Em forma e em conteúdo, o Rubens Gerchman: o rei do mau gosto homenageia uma vanguarda que ousou desafiar parâmetros de criação mesmo nos tempos mais obscuros.

Belchior: apenas um coração selvagem –  Camilo Cavalcanti e Natália Dias

Belchior: apenas um coração selvagem, de Camilo Cavalcanti e Natália Dias soma-se a outros documentários que têm se voltado, com frequência, para grandes figuras da música popular. Aqui, entretanto, não se almeja edificar uma biografia definitiva. A obra dá conta de um Belchior mais público e mais midiático. Por meio da organização de um conjunto amplo de entrevistas e depoimentos gravados, o artista cearense volta à vida pelas próprias mãos.

O filme abocanha nossas disposições afetivas, já que não há como não embarcar no carisma e na irreverência de Belchior, que mistura doçura e deboche tanto para falar banalidades, quanto para endereçar os grandes enfrentamentos do seu tempo, com notáveis atribulações. Inconformado, mas sem perder a ternura, o cantor aspirava a uma música sobre o povo e para o povo, e não queria nada menos que mudar o mundo. “Belchior: apenas um coração selvagem” é uma obra que nos devolve às utopias.

Para além do protagonista, há de se mencionar duas figuras de primeira grandeza. Silvero Pereira, que em outras encarnações cinematográficas também incorporou esperanças emancipatórias, empresta corpo e alma para declamar as letras de um dos maiores compositores-poetas da nossa história. E Elis Regina, a pequena-gigante do Brasil, arrepia novas audiências com sua interpretação de Como Nossos Pais. E o filme não se apressa com o trecho: afinal, quem teria a coragem de interrompê-lo?

Eneida – Heloísa Passos

Recentemente, celebrou-se a maternidade em filmes como A Filha Perdida (Maggie Gyllenhaal) e Madres Paralelas (Pedro Almodóvar). Neles, há pouco espaço para afabilidades. Afinal, fala-se de mães solitárias em um mundo que confunde trabalho penoso com atos voluntários de carinho e cuidado. Não que falte ternura no ofício, mas carece o entendimento de que criar gente é de fato uma labuta. À sua maneira, Eneida é outro grande filme sobre mães em carne e osso.

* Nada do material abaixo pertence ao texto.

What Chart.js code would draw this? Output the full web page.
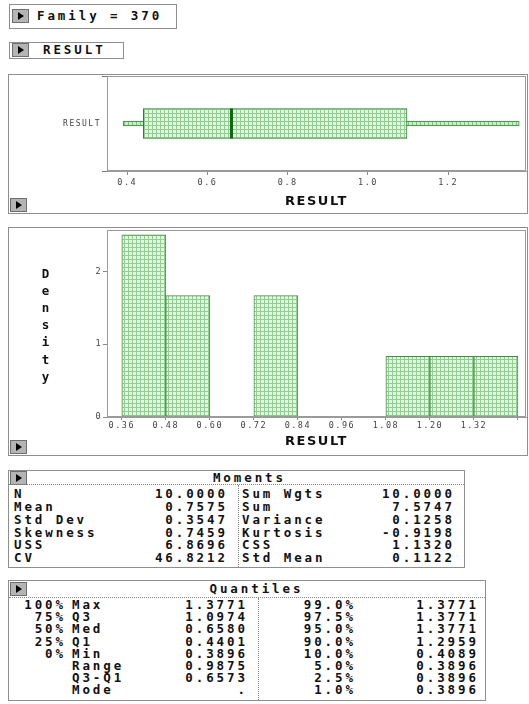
<!DOCTYPE html>
<html>
<head>
<meta charset="utf-8">
<title>Family = 370</title>
<script src="https://cdn.jsdelivr.net/npm/chart.js@4.4.0/dist/chart.umd.min.js"></script>
<style>
  body { margin: 0; background: #fff; width: 529px; height: 704px; position: relative; overflow: hidden; }
  .box { position: absolute; border: 1px solid #8e8e8e; box-sizing: border-box; }
  .btn { position: absolute; width: 17px; height: 14px; background: #b4b4b4; border: 1px solid #6e6e6e; box-sizing: border-box; }
  .btn::after { content: ""; position: absolute; left: 5px; top: 2px; border-left: 6px solid #000; border-top: 4px solid transparent; border-bottom: 4px solid transparent; }
  .txt { position: absolute; font: bold 12.5px "DejaVu Sans Mono", monospace; letter-spacing: 2.9px; line-height: 14px; white-space: pre; color: #111; }
  .hline { position: absolute; height: 0; border-top: 1px dotted #888; }
  .vline { position: absolute; width: 0; border-left: 1px dotted #888; }
  canvas { position: absolute; }
</style>
</head>
<body>
<div class="box" style="left:9px;top:4px;width:168px;height:25px"></div>
<div class="btn" style="left:12px;top:9px"></div>
<div class="box" style="left:9px;top:42px;width:115px;height:17px"></div>
<div class="btn" style="left:12px;top:43px"></div>

<div class="box" style="left:8px;top:74px;width:520px;height:140px"></div>
<canvas id="boxChart" width="519" height="140" style="left:8px;top:73px"></canvas>
<div class="btn" style="left:10px;top:198px"></div>

<div class="box" style="left:8px;top:227px;width:520px;height:229px"></div>
<canvas id="histChart" width="519" height="228" style="left:8px;top:227px"></canvas>
<div class="btn" style="left:10px;top:440px"></div>

<div class="box" style="left:8px;top:470px;width:457px;height:98px"></div>
<div class="btn" style="left:10px;top:471px"></div>
<div class="hline" style="left:9px;top:484px;width:455px"></div>
<div class="vline" style="left:238px;top:485px;height:82px"></div>

<div class="box" style="left:8px;top:580px;width:478px;height:121px"></div>
<div class="btn" style="left:10px;top:582px"></div>
<div class="hline" style="left:9px;top:597px;width:476px"></div>
<div class="vline" style="left:258px;top:598px;height:102px"></div>

<script>
// box plot summary for RESULT
const boxLabels = ['RESULT'];
const boxMin = 0.3896;
const boxQ1 = 0.4401;
const boxMedian = 0.6580;
const boxQ3 = 1.0974;
const boxMax = 1.3771;
const boxTicks = [0.4, 0.6, 0.8, 1.0, 1.2];

// histogram (density, bin width 0.12)
const binWidth = 0.12;
const binStart = [0.36, 0.48, 0.60, 0.72, 0.84, 0.96, 1.08, 1.20, 1.32];
const binDensity = [2.5, 1.667, 0, 1.667, 0, 0, 0.833, 0.833, 0.833];
const histTicks = [0.36, 0.48, 0.60, 0.72, 0.84, 0.96, 1.08, 1.20, 1.32, 1.44];
const densityTicks = [0, 1, 2];

// Moments table
const momentNames1 = ['N', 'Mean', 'Std Dev', 'Skewness', 'USS', 'CV'];
const momentValues1 = ['10.0000', '0.7575', '0.3547', '0.7459', '6.8696', '46.8212'];
const momentNames2 = ['Sum Wgts', 'Sum', 'Variance', 'Kurtosis', 'CSS', 'Std Mean'];
const momentValues2 = ['10.0000', '7.5747', '0.1258', '-0.9198', '1.1320', '0.1122'];

// Quantiles table
const quantPct = ['100%', '75%', '50%', '25%', '0%', '', '', ''];
const quantNames = ['Max', 'Q3', 'Med', 'Q1', 'Min', 'Range', 'Q3-Q1', 'Mode'];
const quantValues = ['1.3771', '1.0974', '0.6580', '0.4401', '0.3896', '0.9875', '0.6573', '.'];
const quantPct2 = ['99.0%', '97.5%', '95.0%', '90.0%', '10.0%', '5.0%', '2.5%', '1.0%'];
const quantValues2 = ['1.3771', '1.3771', '1.3771', '1.2959', '0.4089', '0.3896', '0.3896', '0.3896'];

const ls = 2.9;

function put(text, x, y, align) {
  const d = document.createElement('div');
  d.className = 'txt';
  d.textContent = text;
  d.style.top = (y - 7.5) + 'px';
  if (align === 'right') {
    d.style.left = (x + ls - 300) + 'px';
    d.style.width = '300px';
    d.style.textAlign = 'right';
  } else if (align === 'center') {
    d.style.left = (x + ls / 2 - 150) + 'px';
    d.style.width = '300px';
    d.style.textAlign = 'center';
  } else {
    d.style.left = x + 'px';
  }
  document.body.appendChild(d);
}

put('Family = 370', 37, 16);
put('RESULT', 43, 50);
'Density'.split('').forEach((ch, i) => put(ch, 45.5, 274 + 17.2 * i, 'center'));

put('Moments', 248, 478.7, 'center');
momentNames1.forEach((n, i) => {
  const y = 494.9 + 12.74 * i;
  put(n, 14, y);
  put(momentValues1[i], 225, y, 'right');
  put(momentNames2[i], 242, y);
  put(momentValues2[i], 452, y, 'right');
});

put('Quantiles', 255, 589, 'center');
quantNames.forEach((n, i) => {
  const y = 605.5 + 12.2 * i;
  put(quantPct[i], 63, y, 'right');
  put(n, 72, y);
  put(quantValues[i], 245, y, 'right');
  put(quantPct2[i], 353, y, 'right');
  put(quantValues2[i], 476, y, 'right');
});

function hatch(ctx, bg, line) {
  const tile = document.createElement('canvas');
  tile.width = 4;
  tile.height = 4;
  const g = tile.getContext('2d');
  g.fillStyle = bg;
  g.fillRect(0, 0, 4, 4);
  g.fillStyle = line;
  g.fillRect(0, 0, 4, 1);
  g.fillRect(0, 0, 1, 4);
  return ctx.createPattern(tile, 'repeat');
}

const framePlugin = {
  id: 'frame',
  afterDraw(chart) {
    const { ctx, chartArea: a } = chart;
    ctx.save();
    ctx.strokeStyle = '#9a9a9a';
    ctx.lineWidth = 1;
    ctx.strokeRect(a.left + 0.5, a.top + 0.5, a.right - a.left - 1, a.bottom - a.top - 1);
    ctx.restore();
  }
};

const spacingPlugin = {
  id: 'spacing',
  beforeDraw(chart) { chart.ctx.letterSpacing = '1.5px'; },
  afterDraw(chart) { chart.ctx.letterSpacing = '0px'; }
};

const medianPlugin = {
  id: 'median',
  afterDatasetsDraw(chart) {
    const bar = chart.getDatasetMeta(0).data[0];
    const x = chart.scales.x.getPixelForValue(boxMedian);
    const h = bar.height / 2;
    chart.ctx.save();
    chart.ctx.fillStyle = '#0d6a0d';
    chart.ctx.fillRect(Math.round(x) - 1, bar.y - h, 3, h * 2);
    chart.ctx.restore();
  }
};

const tickFont = { family: 'DejaVu Sans Mono', size: 8.5 };
const titleFont = { family: 'DejaVu Sans', size: 13, weight: 'bold' };

const boxCtx = document.getElementById('boxChart').getContext('2d');
new Chart(boxCtx, {
  type: 'bar',
  data: {
    labels: boxLabels,
    datasets: [
      {
        data: [[boxQ1, boxQ3]],
        backgroundColor: hatch(boxCtx, '#e6f7e6', '#8fcf8f'),
        borderColor: '#2f7d2f',
        borderWidth: 1,
        borderSkipped: false,
        barThickness: 30
      },
      {
        data: [[boxMin, boxMax]],
        backgroundColor: hatch(boxCtx, '#c9ecc9', '#7cc27c'),
        borderColor: '#3f8f3f',
        borderWidth: 1,
        borderSkipped: false,
        barThickness: 5
      }
    ]
  },
  options: {
    indexAxis: 'y',
    responsive: false,
    animation: false,
    grouped: false,
    layout: { padding: { top: 3, right: 1, left: 0, bottom: 0 } },
    plugins: { legend: { display: false }, tooltip: { enabled: false } },
    scales: {
      x: {
        type: 'linear',
        min: 0.3495,
        max: 1.394,
        afterBuildTicks: s => { s.ticks = boxTicks.map(v => ({ value: v })); },
        afterFit: s => { s.height = 42; },
        grid: { drawOnChartArea: false, tickLength: 4, color: '#888' },
        border: { color: '#9a9a9a' },
        ticks: { font: tickFont, color: '#444', padding: 3, maxRotation: 0, autoSkip: false,
                 callback: v => v.toFixed(1) },
        title: { display: true, text: 'RESULT', font: titleFont, color: '#111', padding: { top: 0, bottom: 4 } }
      },
      y: {
        afterFit: s => { s.width = 99; s.paddingTop = 0; s.paddingBottom = 0; },
        grid: { drawOnChartArea: false, tickLength: 5, color: '#777' },
        border: { color: '#9a9a9a' },
        ticks: { font: { family: 'DejaVu Sans Mono', size: 8 }, color: '#444', padding: 1 }
      }
    }
  },
  plugins: [spacingPlugin, framePlugin, medianPlugin]
});

const histCtx = document.getElementById('histChart').getContext('2d');
new Chart(histCtx, {
  type: 'bar',
  data: {
    datasets: [{
      data: binStart.map((s, i) => ({ x: s + binWidth / 2, y: binDensity[i] })),
      backgroundColor: hatch(histCtx, '#e6f7e6', '#8fcf8f'),
      borderColor: '#4a8a4a',
      borderWidth: 1,
      borderSkipped: false,
      barPercentage: 1,
      categoryPercentage: 1
    }]
  },
  options: {
    responsive: false,
    animation: false,
    layout: { padding: { top: 3, right: 1, left: 0, bottom: 0 } },
    plugins: { legend: { display: false }, tooltip: { enabled: false } },
    scales: {
      x: {
        type: 'linear',
        offset: false,
        min: 0.3196,
        max: 1.462,
        afterBuildTicks: s => { s.ticks = histTicks.map(v => ({ value: v })); },
        afterFit: s => { s.height = 38; },
        grid: { drawOnChartArea: false, offset: false, tickLength: 3, color: '#888' },
        border: { color: '#9a9a9a' },
        ticks: { font: tickFont, color: '#444', padding: 1, maxRotation: 0, autoSkip: false,
                 callback: v => (v > 1.4 ? '' : v.toFixed(2)) },
        title: { display: true, text: 'RESULT', font: titleFont, color: '#111', padding: { top: 0, bottom: 6 } }
      },
      y: {
        min: 0,
        max: 2.567,
        afterBuildTicks: s => { s.ticks = densityTicks.map(v => ({ value: v })); },
        afterFit: s => { s.width = 99; s.paddingTop = 0; s.paddingBottom = 0; },
        grid: { drawOnChartArea: false, tickLength: 4, color: '#888' },
        border: { color: '#9a9a9a' },
        ticks: { font: tickFont, color: '#444', padding: 1 }
      }
    }
  },
  plugins: [spacingPlugin, framePlugin]
});
</script>
</body>
</html>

A diretora Heloísa Passos tenta usar o cinema para aproximar sua mãe, personagem-título, da filha mais velha, Maísa, rompida com toda família há 22 anos por causa de contendas masculinas que ignoraram suas danosas reverberações. Eneida, hoje uma senhora octogenária, não abre mão da boa teimosia e vasculha, com ajuda de Heloísa, as brechas de um possível reencontro.

Eneida

Eneida é um filme difícil pois nos coloca diante de outra confrontação: aquele entre a severidade de uma filha aparentemente impassível aos apelos da protagonista, e o acolhimento absoluto que ela parece receber em suas outras relações. O distanciamento com Maísa nunca é completamente elucidado; na verdade, o documentário parece torná-lo ainda mais incompreensível. Se o cinema falha (por ora) como dispositivo de reconciliações, ele triunfa como uma ferramenta potente para despertar novos afetos. Não se conhece Eneida impunemente. Queremos abraçá-la também.

Filmado de perto e com aconchego, este drama pessoal esbarra em dilemas coletivos. Eneida revela uma vida de negociações complicadas com as expectativas em torno da feminilidade dominante. A obra, entretanto, nos lembra de que não é possível, tampouco desejável, respeitar parâmetros tão apequenados de comportamento e conduta.

“Eneida” é um grito de amor e liberdade às mulheres imperfeitas.

Juliana Gusman é jornalista, professora e pesquisadora, doutoranda em Meios e Processos Audiovisuais pela ECA-USP. É colaboradora do blog Piracema, da plataforma de cinema artesanal Cardume Curtas.